Livre. Au départ, rien ne prédestinait Guillaume Vuillemey, 34 ans, à dénoncer les dérives de la mondialisation et du libre-échange. Au contraire. Professeur de finance à HEC, « probusiness » donc, il s’est passionné pour la responsabilité des entreprises et de leurs actionnaires vis-à-vis de la société et de l’environnement. Celle de leurs actionnaires est limitée à leur mise de départ lorsqu’ils achètent des actions. Dès lors, comment s’assurer que les sociétés auront le bon comportement social ou vis-à-vis de la nature ? Comment définir le bon, l’intérêt collectif ? Et surtout, lorsqu’elles disent s’en préoccuper, les entreprises sont-elles efficaces ?
Pour le savoir, le chercheur a disséqué un secteur : celui du transport maritime. Un choix qui ne doit rien au hasard. L’activité des navires est l’une des plus traçables : tous leurs mouvements sont enregistrés et documentés. Une matière formidable pour un travail académique. Et ses conclusions sont claires. La responsabilité sociétale et environnementale (RSE) laissée aux entreprises est pleine de bonnes intentions, mais c’est « un mirage » : quelques actions-chocs qui peuvent cacher la réalité du reste de l’activité.
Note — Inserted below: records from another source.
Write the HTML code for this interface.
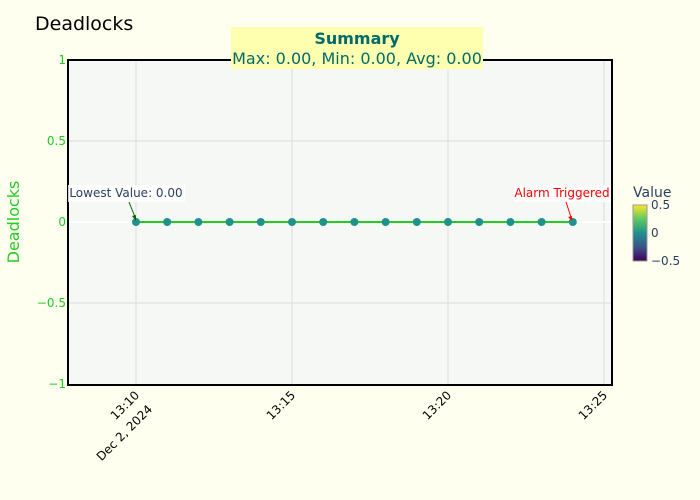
<!DOCTYPE html>
<html><head><style>
body{margin:0;background:#fffff0;}
svg{display:block;font-family:"DejaVu Sans","Liberation Sans",sans-serif;}
</style></head><body>
<svg width="700" height="500" viewBox="0 0 700 500">
<defs>
<linearGradient id="vir" x1="0" y1="1" x2="0" y2="0">
<stop offset="0" stop-color="#440154"/><stop offset="0.25" stop-color="#3b528b"/><stop offset="0.5" stop-color="#21918c"/><stop offset="0.75" stop-color="#5ec962"/><stop offset="1" stop-color="#fde725"/>
</linearGradient>
</defs>
<rect width="700" height="500" fill="#fffff0"/>
<rect x="68" y="60" width="544" height="325" fill="#f6f8f5"/>
<g stroke="#dcdcdc" stroke-width="1">
<line x1="136" y1="60" x2="136" y2="385"/><line x1="292" y1="60" x2="292" y2="385"/>
<line x1="448" y1="60" x2="448" y2="385"/><line x1="604" y1="60" x2="604" y2="385"/>
<line x1="68" y1="141" x2="612" y2="141"/><line x1="68" y1="303" x2="612" y2="303"/>
</g>
<line x1="68" y1="222" x2="612" y2="222" stroke="#fff" stroke-width="2"/>
<rect x="68" y="60" width="544" height="325" fill="none" stroke="#000" stroke-width="2"/>
<line x1="136" y1="222" x2="572" y2="222" stroke="#22cc22" stroke-width="2"/>
<g fill="#21918c">
<circle cx="136" cy="222" r="4"/><circle cx="167.2" cy="222" r="4"/><circle cx="198.4" cy="222" r="4"/><circle cx="229.6" cy="222" r="4"/><circle cx="260.8" cy="222" r="4"/><circle cx="292" cy="222" r="4"/><circle cx="323.2" cy="222" r="4"/><circle cx="354.4" cy="222" r="4"/><circle cx="385.6" cy="222" r="4"/><circle cx="416.8" cy="222" r="4"/><circle cx="448" cy="222" r="4"/><circle cx="479.2" cy="222" r="4"/><circle cx="510.4" cy="222" r="4"/><circle cx="541.6" cy="222" r="4"/><circle cx="572.8" cy="222" r="4"/>
</g>
<g font-size="12" fill="#22cc22" text-anchor="end">
<text x="66" y="64">1</text><text x="66" y="145">0.5</text><text x="66" y="226">0</text><text x="66" y="307">−0.5</text><text x="66" y="388">−1</text>
</g>
<text transform="translate(19,222) rotate(-90)" text-anchor="middle" font-size="16" fill="#22cc22">Deadlocks</text>
<g font-size="12" fill="#000" text-anchor="end">
<text transform="translate(140,396) rotate(-45)">13:10</text>
<text transform="translate(153,410) rotate(-45)">Dec 2, 2024</text>
<text transform="translate(296,396) rotate(-45)">13:15</text>
<text transform="translate(452,396) rotate(-45)">13:20</text>
<text transform="translate(608,396) rotate(-45)">13:25</text>
</g>
<text x="35" y="30" font-size="19" fill="#000">Deadlocks</text>
<rect x="231" y="27" width="252" height="42" fill="#ffffb0"/>
<text x="357" y="44" text-anchor="middle" font-size="16" font-weight="bold" fill="#006a6a">Summary</text>
<text x="357" y="64" text-anchor="middle" font-size="16" fill="#006a6a">Max: 0.00, Min: 0.00, Avg: 0.00</text>
<rect x="68" y="185" width="117" height="17" fill="#fff" opacity="0.8"/>
<text x="126" y="197" text-anchor="middle" font-size="12" fill="#2a3f5f">Lowest Value: 0.00</text>
<line x1="129" y1="202" x2="135" y2="217" stroke="#006400" stroke-width="1"/>
<path d="M136,221 l-4,-5 l4,-1z" fill="#006400"/>
<rect x="514" y="185" width="97" height="17" fill="#fff" opacity="0.8"/>
<text x="562" y="197" text-anchor="middle" font-size="12" fill="#ff0000">Alarm Triggered</text>
<line x1="566" y1="202" x2="571" y2="217" stroke="#ff0000" stroke-width="1"/>
<path d="M572,221 l-4,-4 l4,-1z" fill="#ff0000"/>
<text x="633" y="197" font-size="14" fill="#2a3f5f">Value</text>
<rect x="633" y="205" width="14" height="56" fill="url(#vir)" stroke="#999" stroke-width="1"/>
<g font-size="12" fill="#2a3f5f">
<text x="651" y="209">0.5</text><text x="651" y="237">0</text><text x="651" y="265">−0.5</text>
</g>
</svg>
</body></html>
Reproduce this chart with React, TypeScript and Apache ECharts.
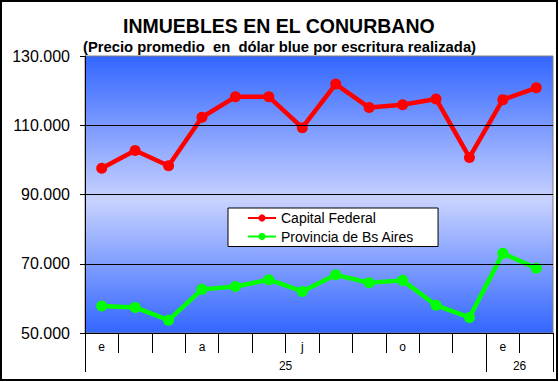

De ces travaux il a tiré une conviction qui l’a un peu éloigné de ses recherches initiales, mais qui a donné ce court essai : c’est la règle de la collection « La République des idées », 128 pages, pas une de plus ! Pour lui, « les économistes ont échoué à saisir la nature profonde de la mondialisation ». Ils ont longtemps pensé que tous les pays tireraient avantage du libre-échange et que s’ils identifiaient des « coûts cachés », les gouvernements pourraient toujours corriger « ex post » les règles du commerce. Or ils en sont devenus incapables, en grande partie impuissants, car la mondialisation s’accompagne d’une « déterritorialisation » des acteurs, des activités économiques et même du droit.
« Raréfaction des biens communs »
Dans le secteur du transport maritime, c’est très clair : par le jeu des pavillons de complaisance, les armateurs rattachent leur flotte à la juridiction qui leur accorde le statut, le droit social ou la fiscalité les moins contraignants. C’est cela, entre autres, qui a fait chuter le coût du transport par conteneurs et permis à d’autres secteurs de pouvoir à leur tour localiser leur production là où les législations leur sont le plus favorables. « Le fait dominant de la mondialisation, conclut le chercheur, est la mise en concurrence des pays et in fine la possibilité de s’abstraire presque complètement de toute contribution aux biens communs. » Elle aboutit, dit-il, à « une abondance de biens privés » mais « s’est doublée d’une raréfaction des biens communs ».